Failure in method implies that policy makers have made a less-than ideal choice of the technique of privatisation. There is certainly a lot to choose from; methods of privatisation include public offerings of shares, private placements, and new private investments in state-owned enterprises as well as management and employee buyouts. Unfortunately, the ‘failure-in-method’ approach often requires additional assumptions regarding the optimum outcome. Consequently, such an approach to privatisation failure is reduced to nothing more than a particular explanation for an already known failure in outcome. And besides, the method of privatisation is only one among many factors that can determine its outcome – and these other variables need to be controlled for.

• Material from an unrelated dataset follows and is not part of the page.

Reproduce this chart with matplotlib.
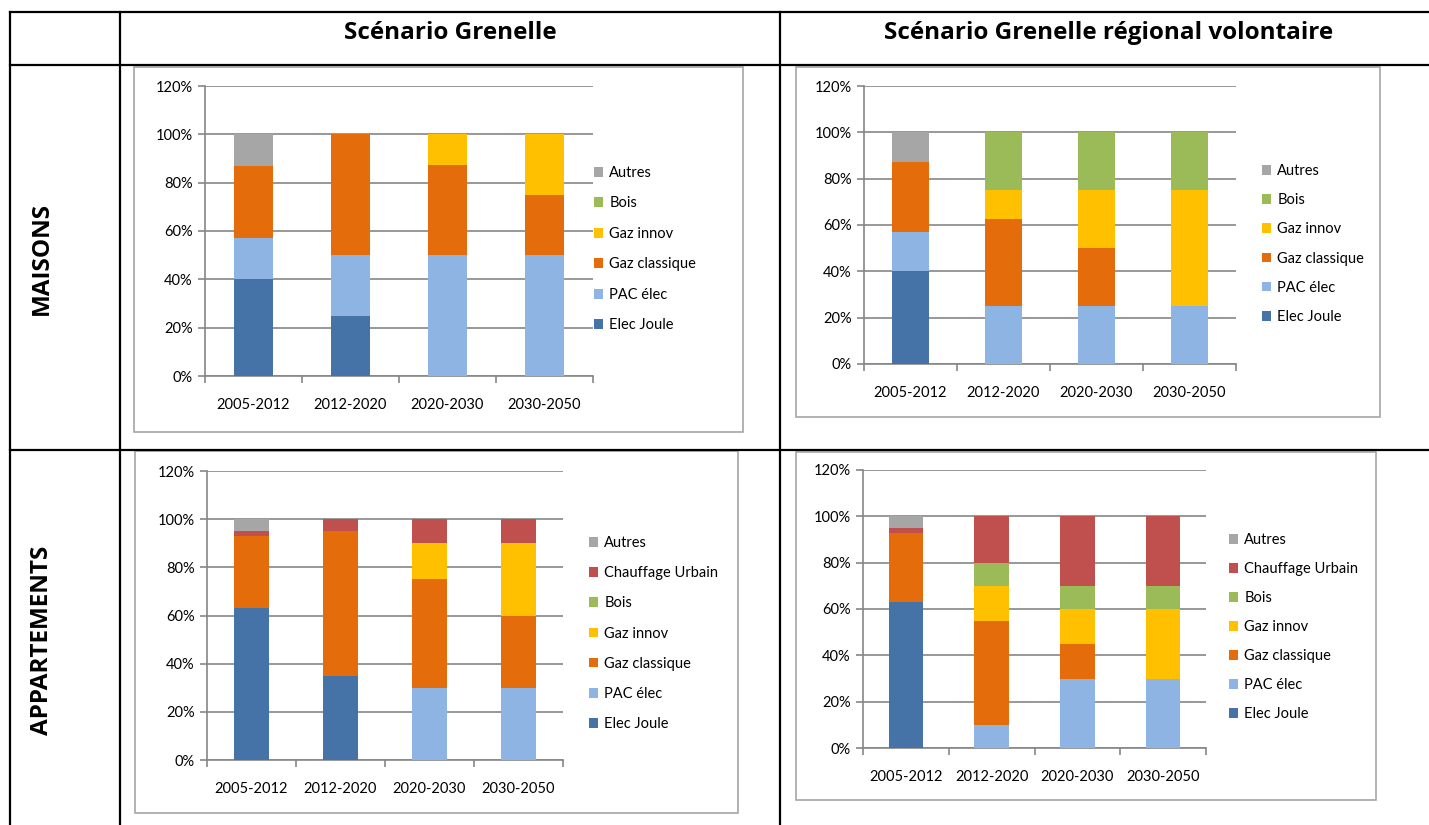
import matplotlib.pyplot as plt
from matplotlib.patches import Rectangle
from matplotlib.lines import Line2D
from matplotlib.ticker import PercentFormatter

plt.rcParams['font.family'] = ['Lato', 'DejaVu Sans']

periods = ['2005-2012', '2012-2020', '2020-2030', '2030-2050']
col_titles = ['Scénario Grenelle', 'Scénario Grenelle régional volontaire']
row_titles = ['MAISONS', 'APPARTEMENTS']

# parts in % (bottom -> top)
# Maisons - Grenelle
mg_elec_joule = [40, 25, 0, 0]
mg_pac_elec = [17, 25, 50, 50]
mg_gaz_classique = [30, 50, 37.5, 25]
mg_gaz_innov = [0, 0, 12.5, 25]
mg_bois = [0, 0, 0, 0]
mg_autres = [13, 0, 0, 0]

# Maisons - Grenelle régional volontaire
mr_elec_joule = [40, 0, 0, 0]
mr_pac_elec = [17, 25, 25, 25]
mr_gaz_classique = [30, 37.5, 25, 0]
mr_gaz_innov = [0, 12.5, 25, 50]
mr_bois = [0, 25, 25, 25]
mr_autres = [13, 0, 0, 0]

# Appartements - Grenelle
ag_elec_joule = [63, 35, 0, 0]
ag_pac_elec = [0, 0, 30, 30]
ag_gaz_classique = [30, 60, 45, 30]
ag_gaz_innov = [0, 0, 15, 30]
ag_bois = [0, 0, 0, 0]
ag_chauffage_urbain = [2, 5, 10, 10]
ag_autres = [5, 0, 0, 0]

# Appartements - Grenelle régional volontaire
ar_elec_joule = [63, 0, 0, 0]
ar_pac_elec = [0, 10, 30, 30]
ar_gaz_classique = [30, 45, 15, 0]
ar_gaz_innov = [0, 15, 15, 30]
ar_bois = [0, 10, 10, 10]
ar_chauffage_urbain = [2, 20, 30, 30]
ar_autres = [5, 0, 0, 0]

colors = {
    'Elec Joule': '#4572A7',
    'PAC élec': '#8EB4E3',
    'Gaz classique': '#E46C0A',
    'Gaz innov': '#FFC000',
    'Bois': '#9BBB59',
    'Chauffage Urbain': '#C0504D',
    'Autres': '#A6A6A6',
}

maisons_g = {'Elec Joule': mg_elec_joule, 'PAC élec': mg_pac_elec,
             'Gaz classique': mg_gaz_classique, 'Gaz innov': mg_gaz_innov,
             'Bois': mg_bois, 'Autres': mg_autres}
maisons_r = {'Elec Joule': mr_elec_joule, 'PAC élec': mr_pac_elec,
             'Gaz classique': mr_gaz_classique, 'Gaz innov': mr_gaz_innov,
             'Bois': mr_bois, 'Autres': mr_autres}
apparts_g = {'Elec Joule': ag_elec_joule, 'PAC élec': ag_pac_elec,
             'Gaz classique': ag_gaz_classique, 'Gaz innov': ag_gaz_innov,
             'Bois': ag_bois, 'Chauffage Urbain': ag_chauffage_urbain,
             'Autres': ag_autres}
apparts_r = {'Elec Joule': ar_elec_joule, 'PAC élec': ar_pac_elec,
             'Gaz classique': ar_gaz_classique, 'Gaz innov': ar_gaz_innov,
             'Bois': ar_bois, 'Chauffage Urbain': ar_chauffage_urbain,
             'Autres': ar_autres}

W, H = 1429, 825
fig = plt.figure(figsize=(W / 100, H / 100), dpi=100)


def fx(x):
    return x / W


def fy(y):
    return 1 - y / H


# panel layout in pixels: chart box, plot area (left, right, y of 0%, y of 120%),
# legend top-left, legend spacing
panels = [
    (maisons_g, (134, 67, 743, 432), (205, 593, 376, 86), (594, 166), 1.13),
    (maisons_r, (796, 67, 1380, 417), (864, 1236, 364, 86), (1262, 164), 1.04),
    (apparts_g, (135, 451, 738, 813), (207, 563, 760, 471), (589, 536), 1.11),
    (apparts_r, (796, 452, 1376, 800), (863, 1206, 748, 470), (1229, 533), 1.03),
]

grid_col = '#868686'

for data, box, plot, leg, spacing in panels:
    bx0, by0, bx1, by1 = box
    fig.add_artist(Rectangle((fx(bx0), fy(by1)), fx(bx1 - bx0), (by1 - by0) / H,
                             transform=fig.transFigure, facecolor='none',
                             edgecolor='#A6A6A6', lw=1.2, zorder=-1))
    px0, px1, p0, p120 = plot
    ax = fig.add_axes([fx(px0), fy(p0), fx(px1 - px0), (p0 - p120) / H])
    bottom = [0] * len(periods)
    for name, vals in data.items():
        ax.bar(range(len(periods)), vals, 0.4, bottom=bottom,
               color=colors[name], label=name, zorder=3)
        bottom = [b + v for b, v in zip(bottom, vals)]
    ax.set_xlim(-0.5, len(periods) - 0.5)
    ax.set_ylim(0, 120)
    ax.set_yticks(range(0, 121, 20))
    ax.yaxis.set_major_formatter(PercentFormatter(decimals=0))
    ax.grid(axis='y', color=grid_col, lw=1.2, zorder=0)
    ax.set_xticks(range(len(periods)))
    ax.set_xticklabels(periods)
    ax.set_xticks([i - 0.5 for i in range(len(periods) + 1)], minor=True)
    ax.tick_params(axis='x', which='major', length=0, pad=16, labelsize=10.5)
    ax.tick_params(axis='x', which='minor', length=5, color=grid_col, width=1.2)
    ax.tick_params(axis='y', length=5, color=grid_col, width=1.2, labelsize=10.5, pad=4)
    for s in ['top', 'right']:
        ax.spines[s].set_visible(False)
    for s in ['left', 'bottom']:
        ax.spines[s].set_color(grid_col)
        ax.spines[s].set_linewidth(1.2)
    ax.set_facecolor('none')
    handles, labels = ax.get_legend_handles_labels()
    ax.legend(handles[::-1], labels[::-1], loc='upper left',
              bbox_to_anchor=(fx(leg[0]), fy(leg[1])),
              bbox_transform=fig.transFigure, frameon=False, fontsize=10.5,
              handlelength=0.65, handleheight=0.65, handletextpad=0.4,
              labelspacing=spacing, borderpad=0, borderaxespad=0)

# table lines
lw = 1.6
for y in (12, 65, 450):
    fig.add_artist(Line2D([fx(10), 1.0], [fy(y), fy(y)], color='black', lw=lw,
                          transform=fig.transFigure))
for x in (10, 120, 780):
    fig.add_artist(Line2D([fx(x), fx(x)], [fy(12), 0.0], color='black', lw=lw,
                          transform=fig.transFigure))

# header and row titles
for title, xc in zip(col_titles, (450, 1109)):
    fig.text(fx(xc), fy(33), title, ha='center', va='center',
             fontsize=17.5, fontweight='bold', family=['Open Sans', 'DejaVu Sans'])
for title, yc in zip(row_titles, (258, 640)):
    fig.text(fx(42), fy(yc), title, ha='center', va='center', rotation=90,
             fontsize=17.5, fontweight='bold', family=['Open Sans', 'DejaVu Sans'])

fig.savefig('out.png', dpi=100)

Privatisation can also fail because of internal inconsistencies in the legal framework – because of a failure in regulation. The fault lies squarely with the lawmaker – privatisation fails because of incomplete contracting or incompetent drafting. In short, most actors involved in privatisation have to take failure in regulation as a fact of life. For instance, laws can create competing claims to the assets being privatised, which is especially problematic in over-leveraged companies requiring prior restructuring. Failure in regulation should be distinguished from the related failure in process, which implies errors or outright criminal activity – privatisation is carried out against the law.
To conclude, privatisation failure is much more common and has many more aspects than it is usually given credit for. Moreover, failure will not disappear if we choose to ignore it – it will only strike us when we are unprepared. If privatisation is indeed to work its magic and liberate markets from politicians, predictable mistakes should be avoided. Thinking about privatisation failure can improve privatisation itself.